■ Task description ■
Without the pictures, can you quote each line below exactly?

■ Given information ■

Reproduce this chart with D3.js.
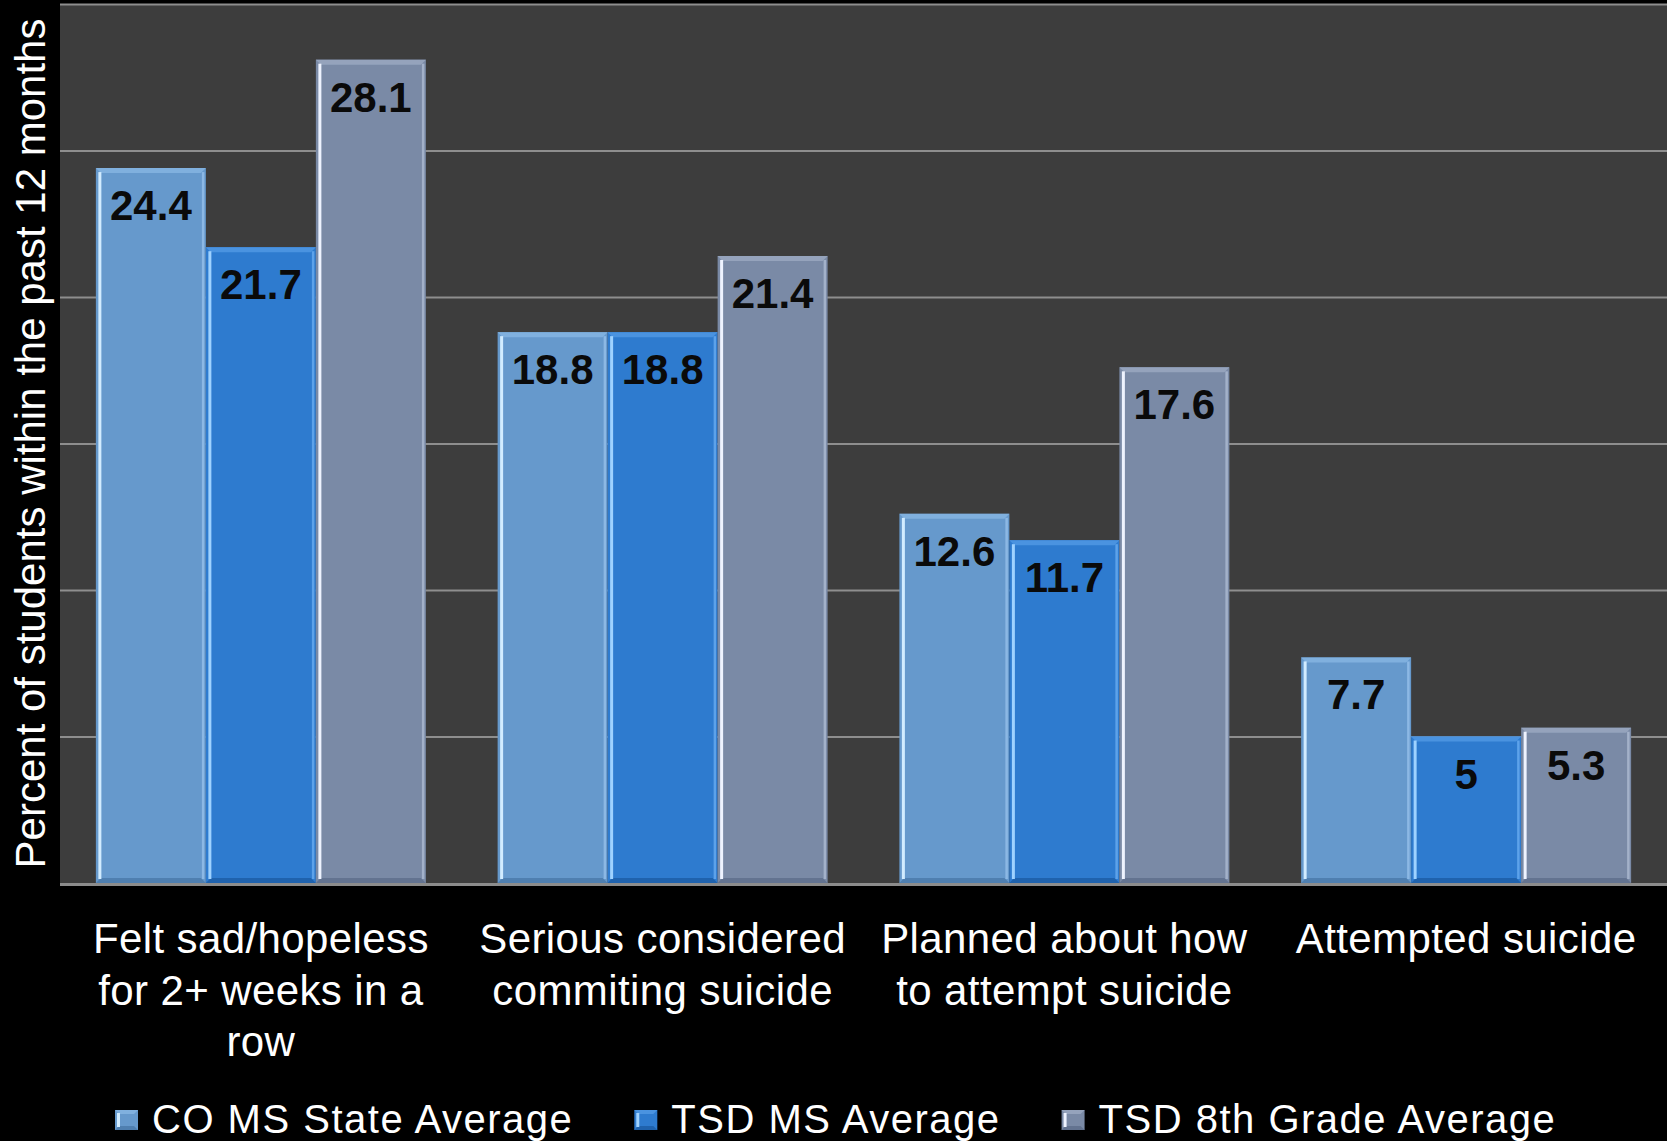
<!DOCTYPE html>
<html>
<head>
<meta charset="utf-8">
<script src="https://cdn.jsdelivr.net/npm/d3@7"></script>
<style>
  html, body { margin: 0; padding: 0; background: #000; }
  svg { display: block; }
</style>
</head>
<body>
<svg id="chart" width="1667" height="1141"></svg>
<script>
// ---- data ----
const categories = [
  "Felt sad/hopeless for 2+ weeks in a row",
  "Serious considered commiting suicide",
  "Planned about how to attempt suicide",
  "Attempted suicide"
];
const categoryLines = [
  ["Felt sad/hopeless", "for 2+ weeks in a", "row"],
  ["Serious considered", "commiting suicide"],
  ["Planned about how", "to attempt suicide"],
  ["Attempted suicide"]
];
const seriesNames = ["CO MS State Average", "TSD MS Average", "TSD 8th Grade Average"];
const coStateAvg = [24.4, 18.8, 12.6, 7.7];
const tsdMsAvg = [21.7, 18.8, 11.7, 5];
const tsd8thAvg = [28.1, 21.4, 17.6, 5.3];
const yTicks = [0, 5, 10, 15, 20, 25, 30];
const yTitle = "Percent of students within the past 12 months";

// ---- styles ----
const fills = ["#6699cc", "#2e7bcf", "#7a8aa6"];
const highlights = ["#d2ecff", "#9fd2ff", "#eef3ff"];
const topBevel = ["#80b0de", "#4a93e0", "#95a3bc"];
const bottomBevel = ["#4f7fb0", "#1f62ad", "#637390"];
const rightEdge = ["#8cb8e4", "#5da2ea", "#a3b1c9"];

const svg = d3.select("#chart");
const W = 1667, H = 1141;
const plot = { left: 60, right: 1667, top: 4, bottom: 883 };

svg.append("rect").attr("x", 0).attr("y", 0).attr("width", W).attr("height", H).attr("fill", "#000");
svg.append("rect")
  .attr("x", plot.left).attr("y", plot.top)
  .attr("width", plot.right - plot.left).attr("height", plot.bottom - plot.top)
  .attr("fill", "#3d3d3d");

const x0 = d3.scaleBand().domain(categories).range([plot.left, plot.right])
  .paddingInner(0.1786).paddingOuter(0.0893);
const x1 = d3.scaleBand().domain(seriesNames).range([0, x0.bandwidth()]).padding(0);
const y = d3.scaleLinear().domain([0, 30]).range([plot.bottom, plot.top]);

// gridlines
const gridAxis = d3.axisLeft(y).tickValues(yTicks.filter(t => t > 0))
  .tickSize(-(plot.right - plot.left)).tickFormat("");
const gg = svg.append("g").attr("transform", `translate(${plot.left},0)`).call(gridAxis);
gg.select(".domain").remove();
gg.selectAll(".tick line").attr("stroke", "#8e8e8e").attr("stroke-width", 2);

// bars
const seriesVals = [coStateAvg, tsdMsAvg, tsd8thAvg];
const barData = [];
categories.forEach((c, ci) => {
  seriesNames.forEach((s, si) => {
    barData.push({ cat: c, ser: s, si, v: seriesVals[si][ci] });
  });
});

const bars = svg.append("g").selectAll("g.bar").data(barData).join("g").attr("class", "bar");
bars.each(function (d) {
  const g = d3.select(this);
  const bx = x0(d.cat) + x1(d.ser);
  const bw = x1.bandwidth();
  const by = y(d.v);
  const bh = y(0) - by;
  g.append("rect").attr("x", bx).attr("y", by).attr("width", bw).attr("height", bh).attr("fill", fills[d.si]);
  g.append("path")
    .attr("d", `M${bx},${by}H${bx + bw}L${bx + bw - 5},${by + 5}H${bx + 5}Z`)
    .attr("fill", topBevel[d.si]);
  g.append("path")
    .attr("d", `M${bx},${by + bh}H${bx + bw}L${bx + bw - 5},${by + bh - 5}H${bx + 5}Z`)
    .attr("fill", bottomBevel[d.si]);
  g.append("rect").attr("x", bx + bw - 4).attr("y", by + 4).attr("width", 2.5).attr("height", bh - 8)
    .attr("fill", rightEdge[d.si]);
  g.append("rect").attr("x", bx + 2.5).attr("y", by + 4).attr("width", 3).attr("height", bh - 8)
    .attr("fill", highlights[d.si]);
  g.append("text")
    .attr("x", bx + bw / 2).attr("y", by + 52)
    .attr("text-anchor", "middle")
    .attr("font-family", "'Liberation Sans', Arial, sans-serif")
    .attr("font-weight", "bold")
    .attr("font-size", 42)
    .attr("fill", "#0a0a0a")
    .text(d.v);
});

// x axis baseline
svg.append("line").attr("x1", plot.left).attr("x2", plot.right)
  .attr("y1", plot.bottom + 1.5).attr("y2", plot.bottom + 1.5)
  .attr("stroke", "#8c8c8c").attr("stroke-width", 3);

// category labels
const catG = svg.append("g");
categories.forEach((c, ci) => {
  const cx = x0(c) + x0.bandwidth() / 2;
  const t = catG.append("text")
    .attr("text-anchor", "middle")
    .attr("font-family", "'Liberation Sans', Arial, sans-serif")
    .attr("font-size", 42)
    .attr("letter-spacing", 0.4)
    .attr("fill", "#fff");
  categoryLines[ci].forEach((ln, li) => {
    t.append("tspan").attr("x", cx).attr("y", 953 + li * 51.5).text(ln);
  });
});

// y title
svg.append("text")
  .attr("transform", `translate(45,${(plot.top + plot.bottom) / 2}) rotate(-90)`)
  .attr("text-anchor", "middle")
  .attr("font-family", "'Liberation Sans', Arial, sans-serif")
  .attr("font-size", 42)
  .attr("fill", "#fff")
  .text(yTitle);

// legend
const leg = svg.append("g");
let lx = 115;
seriesNames.forEach((s, si) => {
  const sw = leg.append("g");
  sw.append("rect").attr("x", lx).attr("y", 1110).attr("width", 23).attr("height", 20).attr("fill", fills[si]);
  sw.append("path").attr("d", `M${lx},${1110}H${lx + 23}L${lx + 19},${1114}H${lx + 4}Z`).attr("fill", topBevel[si]);
  sw.append("path").attr("d", `M${lx},${1130}H${lx + 23}L${lx + 19},${1126}H${lx + 4}Z`).attr("fill", bottomBevel[si]);
  sw.append("rect").attr("x", lx + 2).attr("y", 1113).attr("width", 3).attr("height", 14).attr("fill", highlights[si]);
  const t = leg.append("text")
    .attr("x", lx + 37).attr("y", 1133)
    .attr("font-family", "'Liberation Sans', Arial, sans-serif")
    .attr("font-size", 40)
    .attr("letter-spacing", 1.5)
    .attr("fill", "#fff")
    .text(s);
  const tw = t.node().getComputedTextLength();
  lx = lx + 37 + tw + 61;
});
</script>
</body>
</html>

■ The result ■
Reproduce this chart with D3.js.
<!DOCTYPE html>
<html>
<head>
<meta charset="utf-8">
<script src="https://cdn.jsdelivr.net/npm/d3@7"></script>
<style>
  html, body { margin: 0; padding: 0; background: #000; }
  svg { display: block; }
</style>
</head>
<body>
<svg id="chart" width="1667" height="1141"></svg>
<script>
// ---- data ----
const categories = [
  "Felt sad/hopeless for 2+ weeks in a row",
  "Serious considered commiting suicide",
  "Planned about how to attempt suicide",
  "Attempted suicide"
];
const categoryLines = [
  ["Felt sad/hopeless", "for 2+ weeks in a", "row"],
  ["Serious considered", "commiting suicide"],
  ["Planned about how", "to attempt suicide"],
  ["Attempted suicide"]
];
const seriesNames = ["CO MS State Average", "TSD MS Average", "TSD 8th Grade Average"];
const coStateAvg = [24.4, 18.8, 12.6, 7.7];
const tsdMsAvg = [21.7, 18.8, 11.7, 5];
const tsd8thAvg = [28.1, 21.4, 17.6, 5.3];
const yTicks = [0, 5, 10, 15, 20, 25, 30];
const yTitle = "Percent of students within the past 12 months";

// ---- styles ----
const fills = ["#6699cc", "#2e7bcf", "#7a8aa6"];
const highlights = ["#d2ecff", "#9fd2ff", "#eef3ff"];
const topBevel = ["#80b0de", "#4a93e0", "#95a3bc"];
const bottomBevel = ["#4f7fb0", "#1f62ad", "#637390"];
const rightEdge = ["#8cb8e4", "#5da2ea", "#a3b1c9"];

const svg = d3.select("#chart");
const W = 1667, H = 1141;
const plot = { left: 60, right: 1667, top: 4, bottom: 883 };

svg.append("rect").attr("x", 0).attr("y", 0).attr("width", W).attr("height", H).attr("fill", "#000");
svg.append("rect")
  .attr("x", plot.left).attr("y", plot.top)
  .attr("width", plot.right - plot.left).attr("height", plot.bottom - plot.top)
  .attr("fill", "#3d3d3d");

const x0 = d3.scaleBand().domain(categories).range([plot.left, plot.right])
  .paddingInner(0.1786).paddingOuter(0.0893);
const x1 = d3.scaleBand().domain(seriesNames).range([0, x0.bandwidth()]).padding(0);
const y = d3.scaleLinear().domain([0, 30]).range([plot.bottom, plot.top]);

// gridlines
const gridAxis = d3.axisLeft(y).tickValues(yTicks.filter(t => t > 0))
  .tickSize(-(plot.right - plot.left)).tickFormat("");
const gg = svg.append("g").attr("transform", `translate(${plot.left},0)`).call(gridAxis);
gg.select(".domain").remove();
gg.selectAll(".tick line").attr("stroke", "#8e8e8e").attr("stroke-width", 2);

// bars
const seriesVals = [coStateAvg, tsdMsAvg, tsd8thAvg];
const barData = [];
categories.forEach((c, ci) => {
  seriesNames.forEach((s, si) => {
    barData.push({ cat: c, ser: s, si, v: seriesVals[si][ci] });
  });
});

const bars = svg.append("g").selectAll("g.bar").data(barData).join("g").attr("class", "bar");
bars.each(function (d) {
  const g = d3.select(this);
  const bx = x0(d.cat) + x1(d.ser);
  const bw = x1.bandwidth();
  const by = y(d.v);
  const bh = y(0) - by;
  g.append("rect").attr("x", bx).attr("y", by).attr("width", bw).attr("height", bh).attr("fill", fills[d.si]);
  g.append("path")
    .attr("d", `M${bx},${by}H${bx + bw}L${bx + bw - 5},${by + 5}H${bx + 5}Z`)
    .attr("fill", topBevel[d.si]);
  g.append("path")
    .attr("d", `M${bx},${by + bh}H${bx + bw}L${bx + bw - 5},${by + bh - 5}H${bx + 5}Z`)
    .attr("fill", bottomBevel[d.si]);
  g.append("rect").attr("x", bx + bw - 4).attr("y", by + 4).attr("width", 2.5).attr("height", bh - 8)
    .attr("fill", rightEdge[d.si]);
  g.append("rect").attr("x", bx + 2.5).attr("y", by + 4).attr("width", 3).attr("height", bh - 8)
    .attr("fill", highlights[d.si]);
  g.append("text")
    .attr("x", bx + bw / 2).attr("y", by + 52)
    .attr("text-anchor", "middle")
    .attr("font-family", "'Liberation Sans', Arial, sans-serif")
    .attr("font-weight", "bold")
    .attr("font-size", 42)
    .attr("fill", "#0a0a0a")
    .text(d.v);
});

// x axis baseline
svg.append("line").attr("x1", plot.left).attr("x2", plot.right)
  .attr("y1", plot.bottom + 1.5).attr("y2", plot.bottom + 1.5)
  .attr("stroke", "#8c8c8c").attr("stroke-width", 3);

// category labels
const catG = svg.append("g");
categories.forEach((c, ci) => {
  const cx = x0(c) + x0.bandwidth() / 2;
  const t = catG.append("text")
    .attr("text-anchor", "middle")
    .attr("font-family", "'Liberation Sans', Arial, sans-serif")
    .attr("font-size", 42)
    .attr("letter-spacing", 0.4)
    .attr("fill", "#fff");
  categoryLines[ci].forEach((ln, li) => {
    t.append("tspan").attr("x", cx).attr("y", 953 + li * 51.5).text(ln);
  });
});

// y title
svg.append("text")
  .attr("transform", `translate(45,${(plot.top + plot.bottom) / 2}) rotate(-90)`)
  .attr("text-anchor", "middle")
  .attr("font-family", "'Liberation Sans', Arial, sans-serif")
  .attr("font-size", 42)
  .attr("fill", "#fff")
  .text(yTitle);

// legend
const leg = svg.append("g");
let lx = 115;
seriesNames.forEach((s, si) => {
  const sw = leg.append("g");
  sw.append("rect").attr("x", lx).attr("y", 1110).attr("width", 23).attr("height", 20).attr("fill", fills[si]);
  sw.append("path").attr("d", `M${lx},${1110}H${lx + 23}L${lx + 19},${1114}H${lx + 4}Z`).attr("fill", topBevel[si]);
  sw.append("path").attr("d", `M${lx},${1130}H${lx + 23}L${lx + 19},${1126}H${lx + 4}Z`).attr("fill", bottomBevel[si]);
  sw.append("rect").attr("x", lx + 2).attr("y", 1113).attr("width", 3).attr("height", 14).attr("fill", highlights[si]);
  const t = leg.append("text")
    .attr("x", lx + 37).attr("y", 1133)
    .attr("font-family", "'Liberation Sans', Arial, sans-serif")
    .attr("font-size", 40)
    .attr("letter-spacing", 1.5)
    .attr("fill", "#fff")
    .text(s);
  const tw = t.node().getComputedTextLength();
  lx = lx + 37 + tw + 61;
});
</script>
</body>
</html>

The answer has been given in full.